WHAT IS REQUIRED:
Starting at the first line of the entries below, restate each line exactly until you reach the line with "Chart.register(...registerables);", and print that one too. Leave the pictures out and stop there.

INPUT MATERIAL:
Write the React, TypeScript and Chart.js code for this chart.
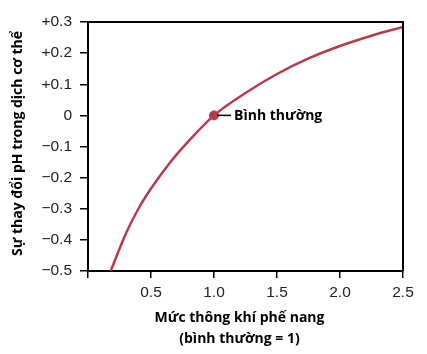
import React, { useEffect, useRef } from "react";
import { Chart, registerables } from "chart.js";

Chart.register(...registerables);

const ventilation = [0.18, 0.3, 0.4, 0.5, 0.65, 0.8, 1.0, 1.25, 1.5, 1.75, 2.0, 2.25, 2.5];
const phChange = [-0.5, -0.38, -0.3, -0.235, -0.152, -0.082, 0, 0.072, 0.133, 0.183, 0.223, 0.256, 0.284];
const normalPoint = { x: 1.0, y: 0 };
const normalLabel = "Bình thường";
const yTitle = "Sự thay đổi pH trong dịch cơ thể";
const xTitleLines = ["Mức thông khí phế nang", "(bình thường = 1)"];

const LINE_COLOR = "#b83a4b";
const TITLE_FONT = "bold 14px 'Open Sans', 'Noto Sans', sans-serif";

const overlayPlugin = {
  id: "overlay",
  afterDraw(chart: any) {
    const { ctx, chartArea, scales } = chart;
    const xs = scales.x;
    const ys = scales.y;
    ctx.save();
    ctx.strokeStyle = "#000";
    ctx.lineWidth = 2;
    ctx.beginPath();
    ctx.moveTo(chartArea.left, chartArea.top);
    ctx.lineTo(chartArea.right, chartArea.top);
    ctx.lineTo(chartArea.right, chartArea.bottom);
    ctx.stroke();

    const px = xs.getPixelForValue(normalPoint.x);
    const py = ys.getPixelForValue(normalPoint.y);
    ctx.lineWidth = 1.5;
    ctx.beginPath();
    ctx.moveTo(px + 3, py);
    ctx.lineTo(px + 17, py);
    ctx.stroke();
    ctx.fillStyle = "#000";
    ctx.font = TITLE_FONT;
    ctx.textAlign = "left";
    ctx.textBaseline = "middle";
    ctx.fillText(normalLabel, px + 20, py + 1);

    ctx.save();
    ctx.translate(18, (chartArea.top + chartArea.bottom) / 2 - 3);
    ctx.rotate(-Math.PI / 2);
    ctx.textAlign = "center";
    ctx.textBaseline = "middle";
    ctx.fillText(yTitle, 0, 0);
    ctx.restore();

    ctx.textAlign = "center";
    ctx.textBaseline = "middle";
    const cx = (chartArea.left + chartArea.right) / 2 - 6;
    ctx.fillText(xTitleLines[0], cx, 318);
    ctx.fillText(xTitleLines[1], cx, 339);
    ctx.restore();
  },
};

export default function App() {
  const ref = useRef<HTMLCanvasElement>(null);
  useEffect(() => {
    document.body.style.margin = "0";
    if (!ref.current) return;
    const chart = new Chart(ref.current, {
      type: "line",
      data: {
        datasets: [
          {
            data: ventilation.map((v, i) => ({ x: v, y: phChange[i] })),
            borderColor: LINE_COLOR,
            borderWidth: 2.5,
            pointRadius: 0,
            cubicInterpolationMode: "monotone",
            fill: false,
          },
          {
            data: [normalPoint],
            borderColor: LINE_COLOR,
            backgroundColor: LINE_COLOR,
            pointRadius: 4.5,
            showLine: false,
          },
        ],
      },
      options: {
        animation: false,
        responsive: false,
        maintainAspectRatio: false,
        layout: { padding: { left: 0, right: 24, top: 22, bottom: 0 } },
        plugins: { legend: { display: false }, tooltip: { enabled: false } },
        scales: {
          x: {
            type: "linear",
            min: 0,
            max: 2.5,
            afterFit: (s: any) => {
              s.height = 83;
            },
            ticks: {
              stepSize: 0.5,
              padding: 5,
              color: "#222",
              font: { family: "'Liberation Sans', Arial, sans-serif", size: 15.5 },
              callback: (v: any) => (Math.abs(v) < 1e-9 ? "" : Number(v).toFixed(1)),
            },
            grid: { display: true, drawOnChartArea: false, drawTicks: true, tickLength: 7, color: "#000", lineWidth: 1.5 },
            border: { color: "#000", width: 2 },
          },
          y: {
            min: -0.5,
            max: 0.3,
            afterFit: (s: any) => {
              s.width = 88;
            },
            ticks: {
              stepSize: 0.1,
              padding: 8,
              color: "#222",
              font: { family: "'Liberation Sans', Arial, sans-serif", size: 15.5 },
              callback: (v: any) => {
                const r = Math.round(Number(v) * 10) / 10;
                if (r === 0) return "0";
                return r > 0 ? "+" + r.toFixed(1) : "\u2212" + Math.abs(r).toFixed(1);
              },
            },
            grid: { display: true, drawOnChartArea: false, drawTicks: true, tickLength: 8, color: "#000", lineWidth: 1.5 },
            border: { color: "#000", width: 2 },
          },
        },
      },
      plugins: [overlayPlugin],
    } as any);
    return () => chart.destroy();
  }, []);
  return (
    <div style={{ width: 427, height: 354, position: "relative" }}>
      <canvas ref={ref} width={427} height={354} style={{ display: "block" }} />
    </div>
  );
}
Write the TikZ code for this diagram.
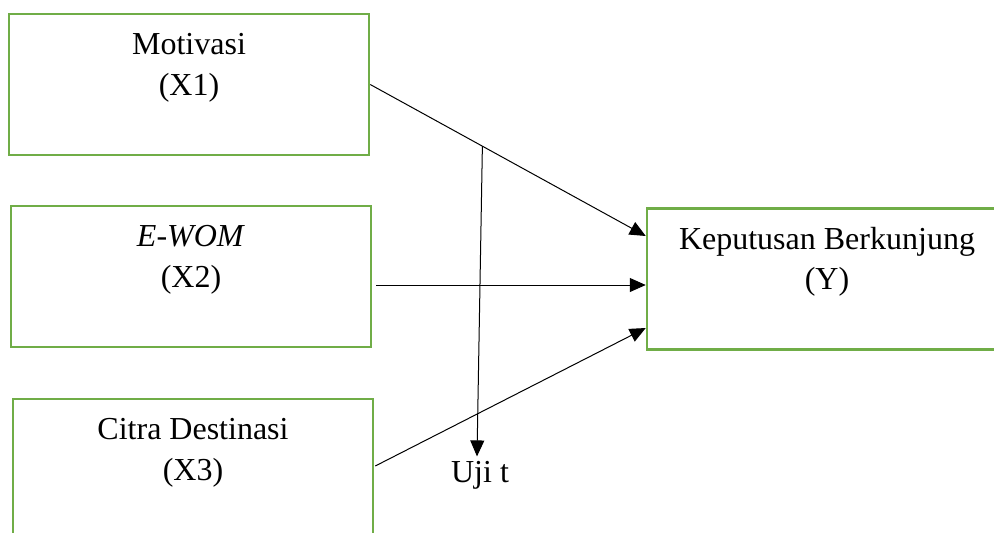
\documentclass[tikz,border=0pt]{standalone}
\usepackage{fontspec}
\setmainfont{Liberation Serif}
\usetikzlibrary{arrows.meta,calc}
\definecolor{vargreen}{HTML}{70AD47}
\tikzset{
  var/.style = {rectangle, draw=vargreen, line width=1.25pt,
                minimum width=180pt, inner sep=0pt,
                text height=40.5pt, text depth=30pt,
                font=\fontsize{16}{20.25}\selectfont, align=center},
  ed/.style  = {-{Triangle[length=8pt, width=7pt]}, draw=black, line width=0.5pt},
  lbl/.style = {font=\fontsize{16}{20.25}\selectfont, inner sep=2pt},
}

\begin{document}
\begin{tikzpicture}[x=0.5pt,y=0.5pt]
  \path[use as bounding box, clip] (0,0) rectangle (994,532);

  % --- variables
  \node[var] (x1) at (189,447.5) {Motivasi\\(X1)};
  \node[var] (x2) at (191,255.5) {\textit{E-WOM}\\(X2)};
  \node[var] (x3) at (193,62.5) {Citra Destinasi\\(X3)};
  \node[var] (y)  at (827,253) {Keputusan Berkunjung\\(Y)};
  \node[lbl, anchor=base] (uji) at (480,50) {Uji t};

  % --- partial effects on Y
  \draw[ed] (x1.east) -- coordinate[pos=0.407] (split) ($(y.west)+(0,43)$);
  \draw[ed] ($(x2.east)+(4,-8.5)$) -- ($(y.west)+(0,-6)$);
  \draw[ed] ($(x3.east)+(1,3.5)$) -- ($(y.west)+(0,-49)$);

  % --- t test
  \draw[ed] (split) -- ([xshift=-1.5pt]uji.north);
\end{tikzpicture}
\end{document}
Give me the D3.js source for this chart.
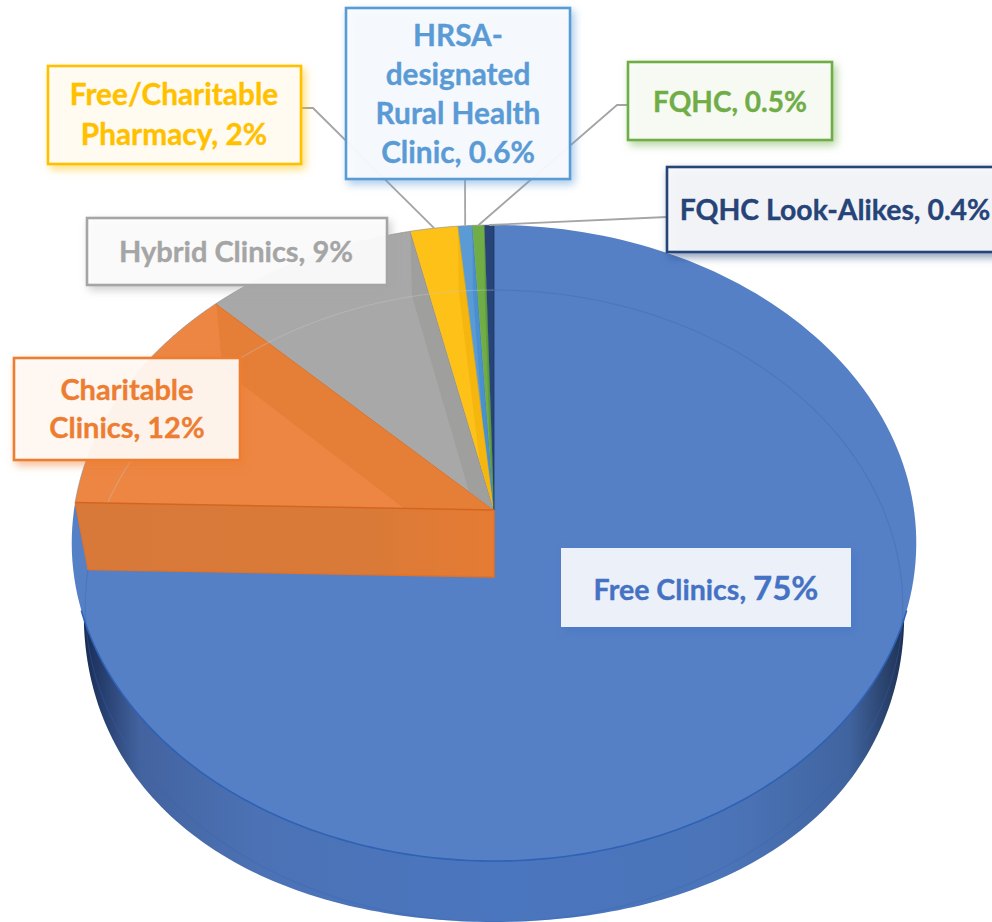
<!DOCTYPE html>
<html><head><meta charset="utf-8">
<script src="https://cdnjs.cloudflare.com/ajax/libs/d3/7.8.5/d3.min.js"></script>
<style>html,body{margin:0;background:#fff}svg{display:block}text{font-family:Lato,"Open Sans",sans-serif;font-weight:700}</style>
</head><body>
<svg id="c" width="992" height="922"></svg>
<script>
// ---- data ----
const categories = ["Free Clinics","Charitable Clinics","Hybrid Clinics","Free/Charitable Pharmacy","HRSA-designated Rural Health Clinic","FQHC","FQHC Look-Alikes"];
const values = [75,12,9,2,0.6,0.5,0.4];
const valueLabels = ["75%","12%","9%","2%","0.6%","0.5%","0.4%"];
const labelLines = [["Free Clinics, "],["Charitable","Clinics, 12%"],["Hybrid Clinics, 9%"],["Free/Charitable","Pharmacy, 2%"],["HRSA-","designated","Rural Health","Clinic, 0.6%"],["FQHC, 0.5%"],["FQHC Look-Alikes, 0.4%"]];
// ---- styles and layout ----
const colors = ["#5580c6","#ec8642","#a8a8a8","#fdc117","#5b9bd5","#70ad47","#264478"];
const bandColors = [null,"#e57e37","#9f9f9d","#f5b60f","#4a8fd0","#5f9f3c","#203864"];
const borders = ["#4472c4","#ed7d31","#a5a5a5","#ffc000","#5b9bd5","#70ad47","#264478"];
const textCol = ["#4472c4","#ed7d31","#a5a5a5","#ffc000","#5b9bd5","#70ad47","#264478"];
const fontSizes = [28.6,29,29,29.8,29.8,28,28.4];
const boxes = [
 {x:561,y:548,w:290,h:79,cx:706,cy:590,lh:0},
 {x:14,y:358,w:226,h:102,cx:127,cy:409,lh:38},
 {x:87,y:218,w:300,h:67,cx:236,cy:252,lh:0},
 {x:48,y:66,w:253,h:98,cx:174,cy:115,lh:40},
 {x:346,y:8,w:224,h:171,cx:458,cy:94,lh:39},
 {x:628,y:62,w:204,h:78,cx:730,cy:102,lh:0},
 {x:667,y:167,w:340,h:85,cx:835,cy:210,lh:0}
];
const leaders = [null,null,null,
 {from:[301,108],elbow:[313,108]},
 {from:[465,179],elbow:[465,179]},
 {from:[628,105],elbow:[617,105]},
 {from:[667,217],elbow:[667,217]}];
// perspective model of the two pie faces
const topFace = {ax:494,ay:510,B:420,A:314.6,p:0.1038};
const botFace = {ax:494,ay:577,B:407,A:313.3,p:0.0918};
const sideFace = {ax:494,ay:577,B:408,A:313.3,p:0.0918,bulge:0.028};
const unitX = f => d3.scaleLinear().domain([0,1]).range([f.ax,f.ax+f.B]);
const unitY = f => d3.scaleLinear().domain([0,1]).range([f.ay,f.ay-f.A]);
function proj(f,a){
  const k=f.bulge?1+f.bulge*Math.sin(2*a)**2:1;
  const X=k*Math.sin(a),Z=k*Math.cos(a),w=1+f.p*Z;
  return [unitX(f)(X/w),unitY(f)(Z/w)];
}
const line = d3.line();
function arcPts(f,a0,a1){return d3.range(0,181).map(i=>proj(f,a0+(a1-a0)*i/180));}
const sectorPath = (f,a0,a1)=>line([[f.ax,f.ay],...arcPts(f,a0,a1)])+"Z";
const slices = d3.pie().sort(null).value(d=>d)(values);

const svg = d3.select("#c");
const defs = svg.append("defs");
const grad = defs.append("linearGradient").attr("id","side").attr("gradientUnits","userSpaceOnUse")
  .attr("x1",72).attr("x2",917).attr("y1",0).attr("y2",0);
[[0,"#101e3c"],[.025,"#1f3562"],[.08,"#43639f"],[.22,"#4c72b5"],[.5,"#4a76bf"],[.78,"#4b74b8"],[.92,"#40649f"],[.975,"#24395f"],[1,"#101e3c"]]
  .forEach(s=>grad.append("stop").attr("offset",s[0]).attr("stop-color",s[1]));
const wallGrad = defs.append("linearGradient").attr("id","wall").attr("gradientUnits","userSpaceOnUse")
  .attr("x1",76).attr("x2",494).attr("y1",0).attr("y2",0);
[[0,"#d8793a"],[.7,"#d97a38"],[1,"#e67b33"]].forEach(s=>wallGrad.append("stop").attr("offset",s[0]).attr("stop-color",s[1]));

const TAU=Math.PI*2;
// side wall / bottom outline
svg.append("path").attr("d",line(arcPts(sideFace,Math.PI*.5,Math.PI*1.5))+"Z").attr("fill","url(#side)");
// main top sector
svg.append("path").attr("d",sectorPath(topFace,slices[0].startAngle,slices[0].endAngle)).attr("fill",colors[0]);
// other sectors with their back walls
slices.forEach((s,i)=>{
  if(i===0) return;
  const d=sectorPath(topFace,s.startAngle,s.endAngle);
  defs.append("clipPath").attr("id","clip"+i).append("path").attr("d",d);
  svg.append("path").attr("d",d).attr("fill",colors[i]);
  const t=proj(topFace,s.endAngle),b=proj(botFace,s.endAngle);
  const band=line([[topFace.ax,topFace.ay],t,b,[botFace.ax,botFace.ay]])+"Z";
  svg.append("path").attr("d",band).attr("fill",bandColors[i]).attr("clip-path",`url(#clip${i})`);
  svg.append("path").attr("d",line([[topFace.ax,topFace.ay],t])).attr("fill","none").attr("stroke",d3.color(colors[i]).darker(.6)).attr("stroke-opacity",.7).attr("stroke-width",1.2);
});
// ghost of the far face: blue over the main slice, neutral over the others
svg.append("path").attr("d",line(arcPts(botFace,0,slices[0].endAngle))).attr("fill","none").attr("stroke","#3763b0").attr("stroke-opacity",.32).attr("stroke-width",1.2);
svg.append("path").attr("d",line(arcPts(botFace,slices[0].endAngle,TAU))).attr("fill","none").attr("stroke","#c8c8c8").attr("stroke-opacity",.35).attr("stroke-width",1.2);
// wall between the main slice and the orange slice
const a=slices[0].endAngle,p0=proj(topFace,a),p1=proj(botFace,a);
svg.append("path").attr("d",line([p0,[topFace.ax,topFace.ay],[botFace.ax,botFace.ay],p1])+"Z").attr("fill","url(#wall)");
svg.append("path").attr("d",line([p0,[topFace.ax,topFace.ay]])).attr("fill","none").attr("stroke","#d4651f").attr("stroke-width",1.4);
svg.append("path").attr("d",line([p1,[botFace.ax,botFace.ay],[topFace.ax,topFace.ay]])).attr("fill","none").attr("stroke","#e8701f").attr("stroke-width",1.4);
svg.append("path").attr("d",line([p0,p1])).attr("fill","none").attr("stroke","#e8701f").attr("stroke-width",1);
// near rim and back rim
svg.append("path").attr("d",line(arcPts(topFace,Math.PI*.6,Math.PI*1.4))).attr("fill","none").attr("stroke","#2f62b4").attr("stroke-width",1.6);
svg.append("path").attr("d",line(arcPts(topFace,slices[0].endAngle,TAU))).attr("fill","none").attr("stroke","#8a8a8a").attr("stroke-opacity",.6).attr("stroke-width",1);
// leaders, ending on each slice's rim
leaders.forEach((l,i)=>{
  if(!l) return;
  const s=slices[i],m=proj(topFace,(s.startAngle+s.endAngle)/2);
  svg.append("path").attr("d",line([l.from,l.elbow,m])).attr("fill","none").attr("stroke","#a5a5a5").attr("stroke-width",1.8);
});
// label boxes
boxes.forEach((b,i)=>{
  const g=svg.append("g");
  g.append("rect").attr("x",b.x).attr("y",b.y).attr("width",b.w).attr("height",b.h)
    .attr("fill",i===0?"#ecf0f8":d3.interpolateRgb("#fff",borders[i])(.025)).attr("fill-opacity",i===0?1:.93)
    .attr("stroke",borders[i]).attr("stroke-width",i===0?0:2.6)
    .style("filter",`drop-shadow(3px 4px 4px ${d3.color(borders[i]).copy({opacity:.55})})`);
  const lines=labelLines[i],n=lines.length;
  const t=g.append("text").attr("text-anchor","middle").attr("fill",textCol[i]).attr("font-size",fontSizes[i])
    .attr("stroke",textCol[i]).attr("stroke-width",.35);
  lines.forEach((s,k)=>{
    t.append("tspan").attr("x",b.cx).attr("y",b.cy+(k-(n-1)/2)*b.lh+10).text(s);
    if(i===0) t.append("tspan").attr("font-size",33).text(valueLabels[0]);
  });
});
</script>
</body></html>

EXERCISE OUTPUT:
Write the React, TypeScript and Chart.js code for this chart.
import React, { useEffect, useRef } from "react";
import { Chart, registerables } from "chart.js";

Chart.register(...registerables);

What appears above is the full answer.